To say that confessional songwriting has its limits is an understatement. For every guru like Leonard Cohen or Joni Mitchell there are probably a thousand Avril Lavignes waiting to fill the airwaves with sappy sentiment. As one whose bared heart advertises humanity rather than narcissism, Lucinda Williams belongs in the first category. Her latest album, “West,” is resounding proof — as if anyone really needed it — that she deserves to be on the shortlist of great American songwriters.

At 54, Williams is now sounding her age, and that’s a compliment. From the beginning, “West” is filled with compelling meditations on a world that has failed to live up to its many promises, a long dirt road that has dispensed a good number of embraces but a far greater number of blows. Williams’ voice on the opening bars of “Are You Alright?” — gliding, but not galloping, over a gentle rhythm section and a subdued backdrop of guitars and organ — sounds as if a little piece of her soul has been lost to the wind with each puff of cigarette smoke over the years.

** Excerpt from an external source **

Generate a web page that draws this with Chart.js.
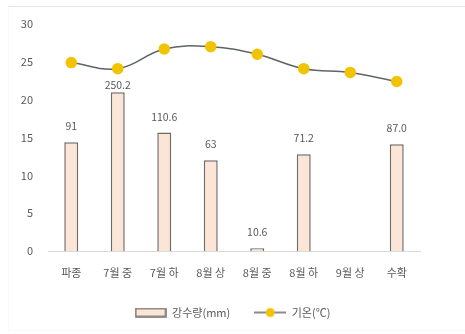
<!DOCTYPE html>
<html>
<head>
<meta charset="utf-8">
<script src="https://cdn.jsdelivr.net/npm/chart.js@4/dist/chart.umd.min.js"></script>
<style>
  html, body { margin: 0; padding: 0; background: #fff; }
  #wrap { width: 465px; height: 334px; }
</style>
</head>
<body>
<div id="wrap"><canvas id="weatherChart" width="465" height="334"></canvas></div>
<script>
const stages = ["파종", "7월 중", "7월 하", "8월 상", "8월 중", "8월 하", "9월 상", "수확"];
// 강수량 (mm), 9월 상은 자료 없음
const rainfall = [91, 250.2, 110.6, 63, 10.6, 71.2, null, 87.0];
const rainDecimals = [0, 1, 1, 0, 1, 1, 0, 1];
// 기온 (℃)
const temperature = [24.9, 24.1, 26.7, 27.0, 26.0, 24.1, 23.6, 22.4];
const tempTicks = [0, 5, 10, 15, 20, 25, 30];

const textColor = "#595959";
const barFill = "#FBE5D6";
const barLine = "#6f6a66";
const lineColor = "#5f6468";
const dotColor = "#F2C300";
const font = "'Noto Sans CJK KR', 'Noto Sans', sans-serif";

// 범례 아이콘
function makeBarIcon() {
  const c = document.createElement("canvas");
  c.width = 32; c.height = 10;
  const g = c.getContext("2d");
  g.fillStyle = barFill;
  g.fillRect(1, 1, 30, 8);
  g.strokeStyle = barLine;
  g.lineWidth = 1.5;
  g.strokeRect(1, 1, 30, 8);
  return c;
}
function makeLineIcon() {
  const c = document.createElement("canvas");
  c.width = 32; c.height = 12;
  const g = c.getContext("2d");
  g.strokeStyle = lineColor;
  g.lineWidth = 1.5;
  g.beginPath(); g.moveTo(0, 6); g.lineTo(32, 6); g.stroke();
  g.fillStyle = dotColor;
  g.beginPath(); g.arc(16, 6, 4.5, 0, Math.PI * 2); g.fill();
  return c;
}
const legendIcons = [makeBarIcon(), makeLineIcon()];

// 바깥 테두리
const frame = {
  id: "frame",
  beforeDraw(chart) {
    const c = chart.ctx;
    c.save();
    c.fillStyle = "#fff";
    c.fillRect(0, 0, chart.width, chart.height);
    c.strokeStyle = "#e6e6e6";
    c.lineWidth = 1;
    c.beginPath(); c.moveTo(8, 6.5); c.lineTo(chart.width, 6.5); c.stroke();
    c.setLineDash([1, 2]);
    c.strokeStyle = "#ececec";
    c.beginPath(); c.moveTo(8.5, 6.5); c.lineTo(8.5, 330.5); c.lineTo(chart.width, 330.5); c.stroke();
    c.restore();
  },
};

// 막대 위 강수량 값
const barValues = {
  id: "barValues",
  afterDatasetsDraw(chart) {
    const c = chart.ctx;
    const bars = chart.getDatasetMeta(0).data;
    const dots = chart.getDatasetMeta(1).data;
    c.save();
    c.font = "10.5px " + font;
    c.fillStyle = textColor;
    c.textAlign = "center";
    c.textBaseline = "middle";
    bars.forEach((bar, i) => {
      const v = rainfall[i];
      if (v == null) return;
      let y = bar.y - 16;
      // 꺾은선과 겹치면 막대에 붙여서 표시
      if (dots[i] && y < dots[i].y + 18) y = bar.y - 7;
      c.fillText(v.toFixed(rainDecimals[i]), bar.x, y);
    });
    c.restore();
  },
};

new Chart(document.getElementById("weatherChart").getContext("2d"), {
  data: {
    labels: stages,
    datasets: [
      {
        type: "bar",
        label: "강수량(mm)",
        data: rainfall,
        yAxisID: "rain",
        backgroundColor: barFill,
        borderColor: barLine,
        borderWidth: 1.5,
        barPercentage: 0.3,
        categoryPercentage: 1,
        order: 2,
      },
      {
        type: "line",
        label: "기온(℃)",
        data: temperature,
        yAxisID: "y",
        borderColor: lineColor,
        borderWidth: 1.5,
        tension: 0.4,
        pointRadius: 5,
        pointBackgroundColor: dotColor,
        pointBorderColor: dotColor,
        order: 1,
      },
    ],
  },
  options: {
    responsive: false,
    animation: false,
    layout: { padding: { top: 24, right: 0, left: 0, bottom: 6 } },
    plugins: {
      tooltip: { enabled: false },
      legend: {
        position: "bottom",
        labels: {
          usePointStyle: true,
          pointStyleWidth: 32,
          padding: 24,
          color: textColor,
          font: { family: font, size: 11 },
          generateLabels(chart) {
            return chart.data.datasets.map((ds, i) => ({
              text: ds.label,
              pointStyle: legendIcons[i],
              fontColor: textColor,
              datasetIndex: i,
              lineWidth: 0,
            }));
          },
        },
      },
    },
    scales: {
      x: {
        grid: { display: false },
        border: { color: "#d9d9d9" },
        ticks: { color: textColor, padding: 7, font: { family: font, size: 11 } },
        afterFit(scale) { scale.height = 32; },
      },
      y: {
        min: 0,
        max: 30,
        afterBuildTicks(scale) { scale.ticks = tempTicks.map((v) => ({ value: v })); },
        grid: { display: false },
        border: { display: false },
        ticks: { color: textColor, padding: 7, font: { family: font, size: 11 } },
        afterFit(scale) { scale.width = 48; },
      },
      // 강수량은 보이지 않는 로그 축
      rain: {
        type: "logarithmic",
        min: 10,
        max: 1000,
        position: "right",
        grid: { display: false },
        border: { display: false },
        ticks: { display: false },
        afterFit(scale) { scale.width = 45; },
      },
    },
  },
  plugins: [frame, barValues],
});
</script>
</body>
</html>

“West” doesn’t threaten to break any sonic barriers. It doesn’t need to. Much of the album’s musical content could neatly be filed under any one of those annoying genre labels currently floating around — alternative, alt-country, adult contemporary, roots rock and the like. What breadth or novelty Williams sacrifices, however, is more than repaid by a virtuosity of voice and a stunning depth of feeling.

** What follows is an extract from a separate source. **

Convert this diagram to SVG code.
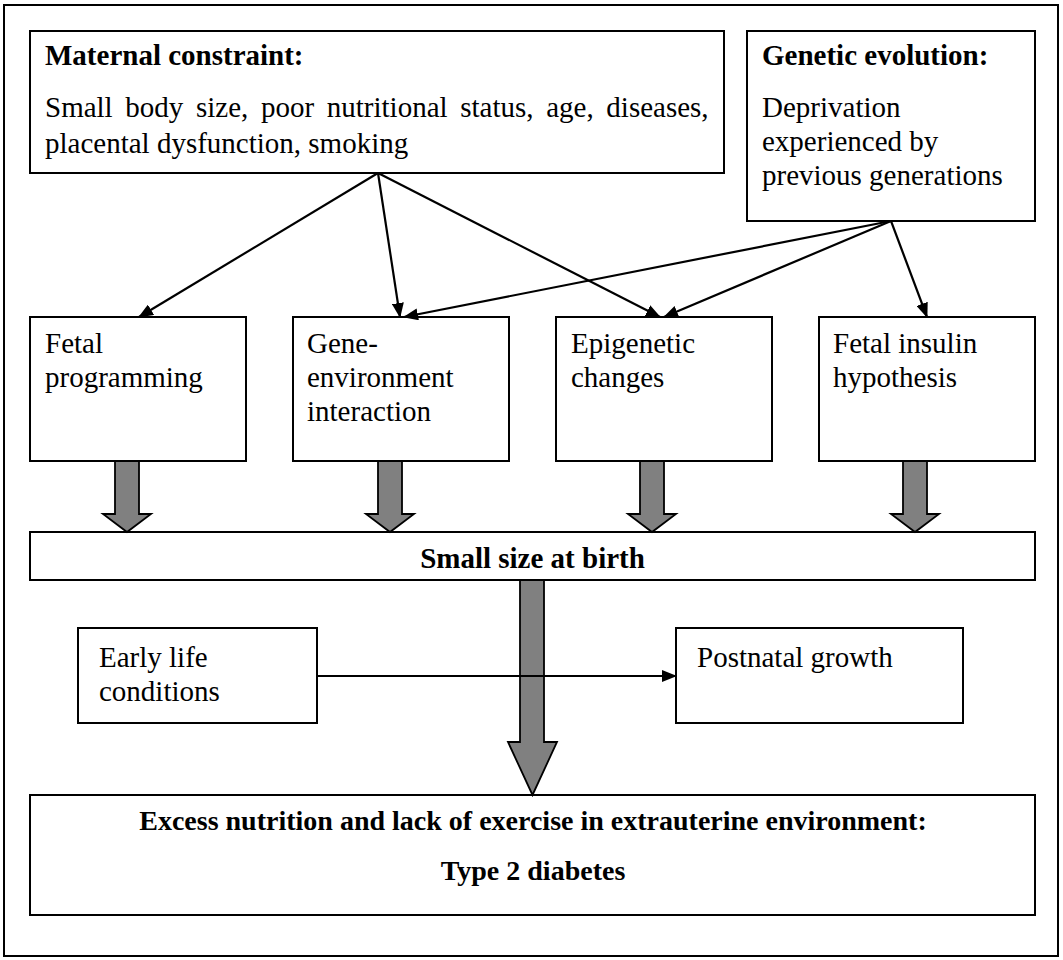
<svg xmlns="http://www.w3.org/2000/svg" width="1063" height="960" viewBox="0 0 1063 960">
<defs>
<style>
.box{fill:#fff;stroke:#000;stroke-width:2}
.t{font-family:"Liberation Serif","Times New Roman",serif;font-size:29px;fill:#000}
.b{font-weight:bold}
.s28{font-size:28px}
.blk{fill:#808080;stroke:#000;stroke-width:1.8;stroke-linejoin:miter}
.ln{fill:none;stroke:#000;stroke-width:2.2}
</style>
<marker id="ah" markerWidth="15" markerHeight="12" refX="14" refY="6" orient="auto" markerUnits="userSpaceOnUse">
<path d="M0,0 L15,6 L0,12 Z" fill="#000"/>
</marker>
</defs>
<rect x="0" y="0" width="1063" height="960" fill="#fff"/>
<rect x="4" y="5" width="1054" height="951" fill="#fff" stroke="#000" stroke-width="2"/>

<g id="maternal">
<rect class="box" x="30" y="31" width="694" height="142"/>
<text class="t b" x="45" y="65">Maternal constraint:</text>
<text class="t" x="45" y="117" word-spacing="5.4">Small body size, poor nutritional status, age, diseases,</text>
<text class="t" x="45" y="153">placental dysfunction, smoking</text>
</g>

<g id="genetic">
<rect class="box" x="747" y="31" width="288" height="190"/>
<text class="t b" x="762" y="65">Genetic evolution:</text>
<text class="t" x="762" y="117">Deprivation</text>
<text class="t" x="762" y="151">experienced by</text>
<text class="t" x="762" y="185">previous generations</text>
</g>

<g id="fetal-programming">
<rect class="box" x="30" y="317" width="216" height="144"/>
<text class="t" x="45" y="353">Fetal</text>
<text class="t" x="45" y="387">programming</text>
</g>

<g id="gene-environment">
<rect class="box" x="293" y="317" width="216" height="144"/>
<text class="t" x="307" y="353">Gene-</text>
<text class="t" x="307" y="387">environment</text>
<text class="t" x="307" y="421">interaction</text>
</g>

<g id="epigenetic">
<rect class="box" x="556" y="317" width="216" height="144"/>
<text class="t" x="571" y="353">Epigenetic</text>
<text class="t" x="571" y="387">changes</text>
</g>

<g id="fetal-insulin">
<rect class="box" x="819" y="317" width="216" height="144"/>
<text class="t" x="833" y="353">Fetal insulin</text>
<text class="t" x="833" y="387">hypothesis</text>
</g>

<g id="small-size">
<rect class="box" x="30" y="532" width="1005" height="48"/>
<text class="t b" x="532.5" y="568" text-anchor="middle">Small size at birth</text>
</g>

<g id="early-life">
<rect class="box" x="78" y="628" width="239" height="95"/>
<text class="t" x="99" y="667">Early life</text>
<text class="t" x="99" y="701">conditions</text>
</g>

<g id="postnatal">
<rect class="box" x="676" y="628" width="287" height="95"/>
<text class="t" x="697" y="667">Postnatal growth</text>
</g>

<g id="outcome">
<rect class="box" x="30" y="795" width="1005" height="120"/>
<text class="t b s28" x="533" y="830" text-anchor="middle">Excess nutrition and lack of exercise in extrauterine environment:</text>
<text class="t b s28" x="533" y="880" text-anchor="middle">Type 2 diabetes</text>
</g>

<g id="connectors">
<line class="ln" x1="378" y1="173" x2="139" y2="317" marker-end="url(#ah)"/>
<line class="ln" x1="378" y1="173" x2="400" y2="317" marker-end="url(#ah)"/>
<line class="ln" x1="378" y1="173" x2="660" y2="317" marker-end="url(#ah)"/>
<line class="ln" x1="891" y1="221" x2="404" y2="317" marker-end="url(#ah)"/>
<line class="ln" x1="891" y1="221" x2="664" y2="317" marker-end="url(#ah)"/>
<line class="ln" x1="891" y1="221" x2="927" y2="317" marker-end="url(#ah)"/>
<polygon class="blk" points="115,461 139,461 139,514 151,514 127,532 103,514 115,514"/>
<polygon class="blk" points="378,461 402,461 402,514 414,514 390,532 366,514 378,514"/>
<polygon class="blk" points="640,461 664,461 664,514 676,514 652,532 628,514 640,514"/>
<polygon class="blk" points="903,461 927,461 927,514 939,514 915,532 891,514 903,514"/>
<polygon class="blk" points="520,580 544,580 544,742 557,742 532.5,795 508,742 520,742"/>
<line class="ln" x1="317" y1="676" x2="676" y2="676" marker-end="url(#ah)"/>
</g>
</svg>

If Williams expresses a certain level of weariness with the way life has treated her — “The mystery and the splendor don’t thrill me like before,” she sings on “Everything Has Changed” — her aim is never to beg for pity or even empathy from the listener. Like every genuine artist, she’s interested not in lamenting her misfortune but in putting forth a version of the world that inspires and instructs. “Learning How to Live,” which sounds almost like a fresh take on “Just Like Tom Thumb’s Blues,” demonstrates that Williams is still possessed of a certain beneficence that is spare but overwhelmingly redeeming.

“West” is a wholly organic endeavor, and with each song its emotional tone shifts effortlessly and subtly through the many hues of heartache. In the stripped-down, primal groove of “Mama You Sweet,” Williams surveys herself and finds “an ocean in my spirit and cracks on my lips.” It’s a rather apt formulation for the way the rest of the album unfolds: there’s a mighty path of devastation and woe, but there’s also a righteous wrath (manifested in the loud, careening “Come On,”) and an unmistakable generosity of heart (most notably in the title track, a closer with both feet in the past and one eye on the future; a long, melancholy withdrawal into silence).

One might wonder whether the music industry should be embarrassed that some of its best products are coming from artists who have been in the business for ages. It shouldn’t. No hot young thing, however talented, could make a record like “West” in any decade. But with luck, artists like Lucinda Williams will be around for a long time to come.